### WHAT YOU HAVE TO DO
Copy out every line exactly, passing over the pictures.

### RAW DATA
# # # # # # #

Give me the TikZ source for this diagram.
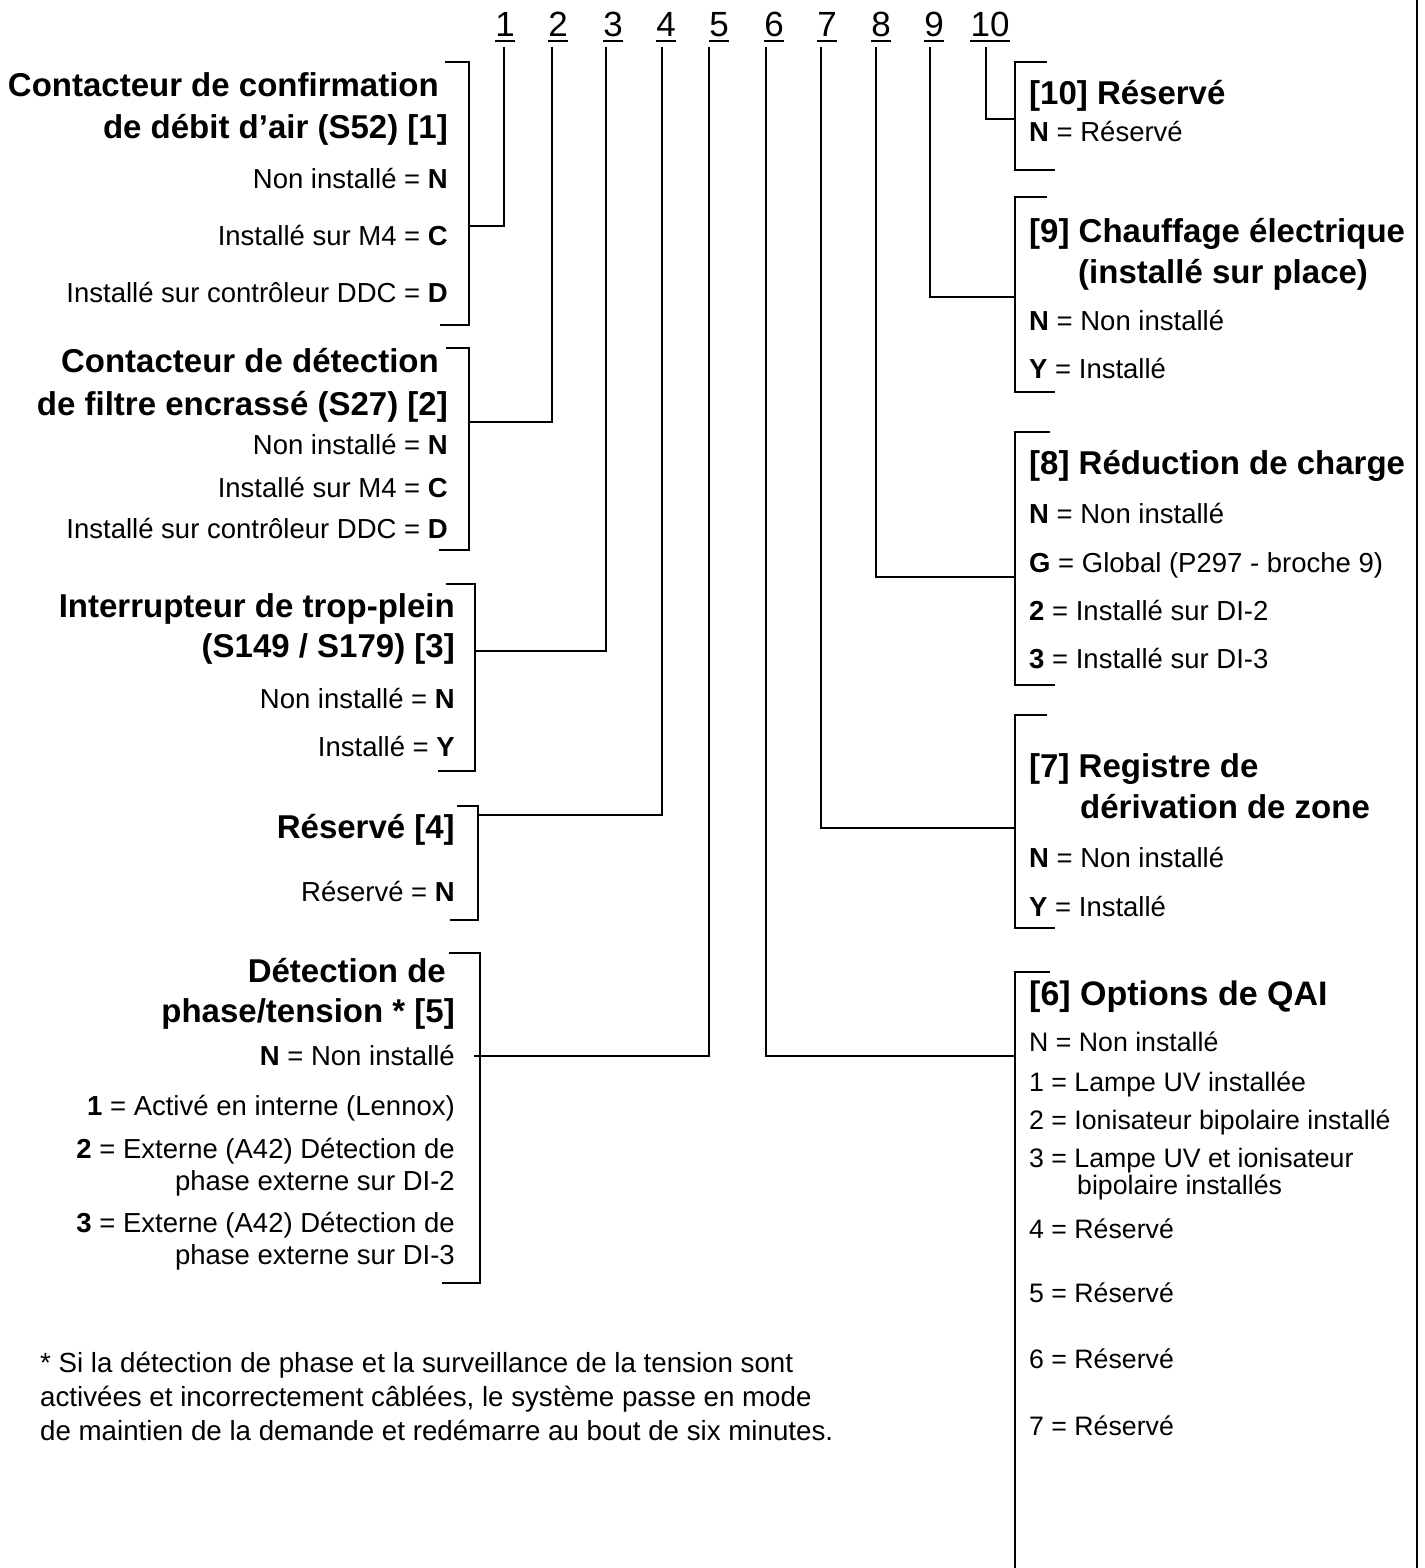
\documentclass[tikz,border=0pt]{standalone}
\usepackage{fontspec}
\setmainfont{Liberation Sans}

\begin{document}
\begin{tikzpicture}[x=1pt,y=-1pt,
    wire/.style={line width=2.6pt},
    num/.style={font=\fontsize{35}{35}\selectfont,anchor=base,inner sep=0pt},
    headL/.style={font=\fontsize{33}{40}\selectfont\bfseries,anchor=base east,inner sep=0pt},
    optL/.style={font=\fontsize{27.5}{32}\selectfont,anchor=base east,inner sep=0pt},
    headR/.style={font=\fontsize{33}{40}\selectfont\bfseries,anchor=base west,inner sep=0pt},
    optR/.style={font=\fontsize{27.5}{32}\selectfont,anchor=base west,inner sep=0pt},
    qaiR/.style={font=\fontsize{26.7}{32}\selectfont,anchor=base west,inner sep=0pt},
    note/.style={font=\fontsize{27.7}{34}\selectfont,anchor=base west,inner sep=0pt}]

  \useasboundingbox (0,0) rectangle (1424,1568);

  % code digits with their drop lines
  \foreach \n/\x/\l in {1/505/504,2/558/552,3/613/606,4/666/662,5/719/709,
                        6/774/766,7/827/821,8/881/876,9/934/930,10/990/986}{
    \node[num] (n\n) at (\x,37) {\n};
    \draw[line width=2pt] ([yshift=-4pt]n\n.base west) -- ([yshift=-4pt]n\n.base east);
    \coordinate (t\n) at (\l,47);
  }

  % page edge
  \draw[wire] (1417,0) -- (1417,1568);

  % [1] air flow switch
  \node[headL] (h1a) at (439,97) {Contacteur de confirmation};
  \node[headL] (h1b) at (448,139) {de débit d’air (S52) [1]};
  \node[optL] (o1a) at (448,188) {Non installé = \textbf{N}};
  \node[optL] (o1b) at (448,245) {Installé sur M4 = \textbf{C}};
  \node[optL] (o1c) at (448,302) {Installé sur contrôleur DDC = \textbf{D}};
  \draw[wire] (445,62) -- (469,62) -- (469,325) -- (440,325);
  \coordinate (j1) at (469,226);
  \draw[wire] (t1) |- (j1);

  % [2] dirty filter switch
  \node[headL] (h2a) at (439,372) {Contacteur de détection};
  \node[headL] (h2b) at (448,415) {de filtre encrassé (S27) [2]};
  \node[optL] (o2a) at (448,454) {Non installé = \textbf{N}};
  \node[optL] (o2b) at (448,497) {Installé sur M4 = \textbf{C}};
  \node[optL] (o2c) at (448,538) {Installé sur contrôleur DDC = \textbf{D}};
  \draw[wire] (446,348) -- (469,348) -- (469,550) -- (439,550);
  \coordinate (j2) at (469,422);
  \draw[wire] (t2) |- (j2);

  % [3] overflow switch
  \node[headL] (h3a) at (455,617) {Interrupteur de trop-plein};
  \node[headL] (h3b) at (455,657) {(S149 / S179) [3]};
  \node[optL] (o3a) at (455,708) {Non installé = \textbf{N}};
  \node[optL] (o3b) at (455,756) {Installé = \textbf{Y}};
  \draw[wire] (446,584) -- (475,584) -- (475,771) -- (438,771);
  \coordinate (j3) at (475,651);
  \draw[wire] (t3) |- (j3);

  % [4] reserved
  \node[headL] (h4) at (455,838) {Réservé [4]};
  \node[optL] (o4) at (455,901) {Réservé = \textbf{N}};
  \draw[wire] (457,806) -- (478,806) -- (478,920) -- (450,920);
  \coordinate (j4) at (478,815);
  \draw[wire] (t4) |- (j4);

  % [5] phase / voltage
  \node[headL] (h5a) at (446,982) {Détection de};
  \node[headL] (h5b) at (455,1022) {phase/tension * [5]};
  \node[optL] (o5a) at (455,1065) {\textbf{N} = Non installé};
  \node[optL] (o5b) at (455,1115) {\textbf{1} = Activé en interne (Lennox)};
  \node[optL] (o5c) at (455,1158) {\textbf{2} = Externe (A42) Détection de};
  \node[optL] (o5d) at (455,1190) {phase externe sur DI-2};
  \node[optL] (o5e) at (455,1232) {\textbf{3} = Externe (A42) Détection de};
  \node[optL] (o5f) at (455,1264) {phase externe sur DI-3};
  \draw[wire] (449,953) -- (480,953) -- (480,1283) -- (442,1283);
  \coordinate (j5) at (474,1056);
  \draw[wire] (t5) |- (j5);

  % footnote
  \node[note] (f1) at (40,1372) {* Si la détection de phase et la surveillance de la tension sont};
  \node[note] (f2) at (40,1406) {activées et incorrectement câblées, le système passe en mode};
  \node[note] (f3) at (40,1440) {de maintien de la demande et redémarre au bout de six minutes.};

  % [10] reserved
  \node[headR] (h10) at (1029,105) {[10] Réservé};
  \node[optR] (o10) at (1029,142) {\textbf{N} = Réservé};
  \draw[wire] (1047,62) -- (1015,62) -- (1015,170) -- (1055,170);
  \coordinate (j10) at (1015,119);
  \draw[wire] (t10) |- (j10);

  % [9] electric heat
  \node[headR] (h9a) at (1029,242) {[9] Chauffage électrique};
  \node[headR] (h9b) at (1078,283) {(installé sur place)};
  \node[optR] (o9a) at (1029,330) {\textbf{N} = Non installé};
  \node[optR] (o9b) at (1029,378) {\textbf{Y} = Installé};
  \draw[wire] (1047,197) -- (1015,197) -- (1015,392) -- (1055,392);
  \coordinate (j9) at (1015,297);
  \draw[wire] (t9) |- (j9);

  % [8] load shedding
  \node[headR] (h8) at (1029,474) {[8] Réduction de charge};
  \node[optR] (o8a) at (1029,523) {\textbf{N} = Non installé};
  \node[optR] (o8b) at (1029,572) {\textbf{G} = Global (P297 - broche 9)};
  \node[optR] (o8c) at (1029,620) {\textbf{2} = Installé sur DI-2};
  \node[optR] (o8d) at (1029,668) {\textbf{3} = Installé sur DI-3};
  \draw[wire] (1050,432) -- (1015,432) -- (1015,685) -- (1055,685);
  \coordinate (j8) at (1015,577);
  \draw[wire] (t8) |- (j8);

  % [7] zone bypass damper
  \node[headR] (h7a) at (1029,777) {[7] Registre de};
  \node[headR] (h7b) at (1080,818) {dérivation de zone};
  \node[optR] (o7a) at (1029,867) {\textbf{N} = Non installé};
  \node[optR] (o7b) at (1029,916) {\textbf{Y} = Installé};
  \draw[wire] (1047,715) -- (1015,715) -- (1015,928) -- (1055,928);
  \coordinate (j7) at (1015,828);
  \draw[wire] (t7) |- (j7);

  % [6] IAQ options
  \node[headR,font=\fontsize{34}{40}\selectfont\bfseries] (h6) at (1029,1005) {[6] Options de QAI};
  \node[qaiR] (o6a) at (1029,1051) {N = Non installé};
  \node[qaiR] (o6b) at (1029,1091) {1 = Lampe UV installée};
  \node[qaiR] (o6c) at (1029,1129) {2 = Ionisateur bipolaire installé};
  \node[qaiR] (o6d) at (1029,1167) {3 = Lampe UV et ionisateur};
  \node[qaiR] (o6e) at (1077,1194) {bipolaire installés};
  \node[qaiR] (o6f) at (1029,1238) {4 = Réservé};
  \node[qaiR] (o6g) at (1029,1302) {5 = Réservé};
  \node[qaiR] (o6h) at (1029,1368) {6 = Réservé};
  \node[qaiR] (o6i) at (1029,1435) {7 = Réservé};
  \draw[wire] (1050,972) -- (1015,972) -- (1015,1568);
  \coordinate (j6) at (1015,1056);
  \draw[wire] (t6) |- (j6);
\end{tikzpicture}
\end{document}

# # # # # # #

### FINAL RESULT
Give me the TikZ source for this diagram.
\documentclass[tikz,border=0pt]{standalone}
\usepackage{fontspec}
\setmainfont{Liberation Sans}

\begin{document}
\begin{tikzpicture}[x=1pt,y=-1pt,
    wire/.style={line width=2.6pt},
    num/.style={font=\fontsize{35}{35}\selectfont,anchor=base,inner sep=0pt},
    headL/.style={font=\fontsize{33}{40}\selectfont\bfseries,anchor=base east,inner sep=0pt},
    optL/.style={font=\fontsize{27.5}{32}\selectfont,anchor=base east,inner sep=0pt},
    headR/.style={font=\fontsize{33}{40}\selectfont\bfseries,anchor=base west,inner sep=0pt},
    optR/.style={font=\fontsize{27.5}{32}\selectfont,anchor=base west,inner sep=0pt},
    qaiR/.style={font=\fontsize{26.7}{32}\selectfont,anchor=base west,inner sep=0pt},
    note/.style={font=\fontsize{27.7}{34}\selectfont,anchor=base west,inner sep=0pt}]

  \useasboundingbox (0,0) rectangle (1424,1568);

  % code digits with their drop lines
  \foreach \n/\x/\l in {1/505/504,2/558/552,3/613/606,4/666/662,5/719/709,
                        6/774/766,7/827/821,8/881/876,9/934/930,10/990/986}{
    \node[num] (n\n) at (\x,37) {\n};
    \draw[line width=2pt] ([yshift=-4pt]n\n.base west) -- ([yshift=-4pt]n\n.base east);
    \coordinate (t\n) at (\l,47);
  }

  % page edge
  \draw[wire] (1417,0) -- (1417,1568);

  % [1] air flow switch
  \node[headL] (h1a) at (439,97) {Contacteur de confirmation};
  \node[headL] (h1b) at (448,139) {de débit d’air (S52) [1]};
  \node[optL] (o1a) at (448,188) {Non installé = \textbf{N}};
  \node[optL] (o1b) at (448,245) {Installé sur M4 = \textbf{C}};
  \node[optL] (o1c) at (448,302) {Installé sur contrôleur DDC = \textbf{D}};
  \draw[wire] (445,62) -- (469,62) -- (469,325) -- (440,325);
  \coordinate (j1) at (469,226);
  \draw[wire] (t1) |- (j1);

  % [2] dirty filter switch
  \node[headL] (h2a) at (439,372) {Contacteur de détection};
  \node[headL] (h2b) at (448,415) {de filtre encrassé (S27) [2]};
  \node[optL] (o2a) at (448,454) {Non installé = \textbf{N}};
  \node[optL] (o2b) at (448,497) {Installé sur M4 = \textbf{C}};
  \node[optL] (o2c) at (448,538) {Installé sur contrôleur DDC = \textbf{D}};
  \draw[wire] (446,348) -- (469,348) -- (469,550) -- (439,550);
  \coordinate (j2) at (469,422);
  \draw[wire] (t2) |- (j2);

  % [3] overflow switch
  \node[headL] (h3a) at (455,617) {Interrupteur de trop-plein};
  \node[headL] (h3b) at (455,657) {(S149 / S179) [3]};
  \node[optL] (o3a) at (455,708) {Non installé = \textbf{N}};
  \node[optL] (o3b) at (455,756) {Installé = \textbf{Y}};
  \draw[wire] (446,584) -- (475,584) -- (475,771) -- (438,771);
  \coordinate (j3) at (475,651);
  \draw[wire] (t3) |- (j3);

  % [4] reserved
  \node[headL] (h4) at (455,838) {Réservé [4]};
  \node[optL] (o4) at (455,901) {Réservé = \textbf{N}};
  \draw[wire] (457,806) -- (478,806) -- (478,920) -- (450,920);
  \coordinate (j4) at (478,815);
  \draw[wire] (t4) |- (j4);

  % [5] phase / voltage
  \node[headL] (h5a) at (446,982) {Détection de};
  \node[headL] (h5b) at (455,1022) {phase/tension * [5]};
  \node[optL] (o5a) at (455,1065) {\textbf{N} = Non installé};
  \node[optL] (o5b) at (455,1115) {\textbf{1} = Activé en interne (Lennox)};
  \node[optL] (o5c) at (455,1158) {\textbf{2} = Externe (A42) Détection de};
  \node[optL] (o5d) at (455,1190) {phase externe sur DI-2};
  \node[optL] (o5e) at (455,1232) {\textbf{3} = Externe (A42) Détection de};
  \node[optL] (o5f) at (455,1264) {phase externe sur DI-3};
  \draw[wire] (449,953) -- (480,953) -- (480,1283) -- (442,1283);
  \coordinate (j5) at (474,1056);
  \draw[wire] (t5) |- (j5);

  % footnote
  \node[note] (f1) at (40,1372) {* Si la détection de phase et la surveillance de la tension sont};
  \node[note] (f2) at (40,1406) {activées et incorrectement câblées, le système passe en mode};
  \node[note] (f3) at (40,1440) {de maintien de la demande et redémarre au bout de six minutes.};

  % [10] reserved
  \node[headR] (h10) at (1029,105) {[10] Réservé};
  \node[optR] (o10) at (1029,142) {\textbf{N} = Réservé};
  \draw[wire] (1047,62) -- (1015,62) -- (1015,170) -- (1055,170);
  \coordinate (j10) at (1015,119);
  \draw[wire] (t10) |- (j10);

  % [9] electric heat
  \node[headR] (h9a) at (1029,242) {[9] Chauffage électrique};
  \node[headR] (h9b) at (1078,283) {(installé sur place)};
  \node[optR] (o9a) at (1029,330) {\textbf{N} = Non installé};
  \node[optR] (o9b) at (1029,378) {\textbf{Y} = Installé};
  \draw[wire] (1047,197) -- (1015,197) -- (1015,392) -- (1055,392);
  \coordinate (j9) at (1015,297);
  \draw[wire] (t9) |- (j9);

  % [8] load shedding
  \node[headR] (h8) at (1029,474) {[8] Réduction de charge};
  \node[optR] (o8a) at (1029,523) {\textbf{N} = Non installé};
  \node[optR] (o8b) at (1029,572) {\textbf{G} = Global (P297 - broche 9)};
  \node[optR] (o8c) at (1029,620) {\textbf{2} = Installé sur DI-2};
  \node[optR] (o8d) at (1029,668) {\textbf{3} = Installé sur DI-3};
  \draw[wire] (1050,432) -- (1015,432) -- (1015,685) -- (1055,685);
  \coordinate (j8) at (1015,577);
  \draw[wire] (t8) |- (j8);

  % [7] zone bypass damper
  \node[headR] (h7a) at (1029,777) {[7] Registre de};
  \node[headR] (h7b) at (1080,818) {dérivation de zone};
  \node[optR] (o7a) at (1029,867) {\textbf{N} = Non installé};
  \node[optR] (o7b) at (1029,916) {\textbf{Y} = Installé};
  \draw[wire] (1047,715) -- (1015,715) -- (1015,928) -- (1055,928);
  \coordinate (j7) at (1015,828);
  \draw[wire] (t7) |- (j7);

  % [6] IAQ options
  \node[headR,font=\fontsize{34}{40}\selectfont\bfseries] (h6) at (1029,1005) {[6] Options de QAI};
  \node[qaiR] (o6a) at (1029,1051) {N = Non installé};
  \node[qaiR] (o6b) at (1029,1091) {1 = Lampe UV installée};
  \node[qaiR] (o6c) at (1029,1129) {2 = Ionisateur bipolaire installé};
  \node[qaiR] (o6d) at (1029,1167) {3 = Lampe UV et ionisateur};
  \node[qaiR] (o6e) at (1077,1194) {bipolaire installés};
  \node[qaiR] (o6f) at (1029,1238) {4 = Réservé};
  \node[qaiR] (o6g) at (1029,1302) {5 = Réservé};
  \node[qaiR] (o6h) at (1029,1368) {6 = Réservé};
  \node[qaiR] (o6i) at (1029,1435) {7 = Réservé};
  \draw[wire] (1050,972) -- (1015,972) -- (1015,1568);
  \coordinate (j6) at (1015,1056);
  \draw[wire] (t6) |- (j6);
\end{tikzpicture}
\end{document}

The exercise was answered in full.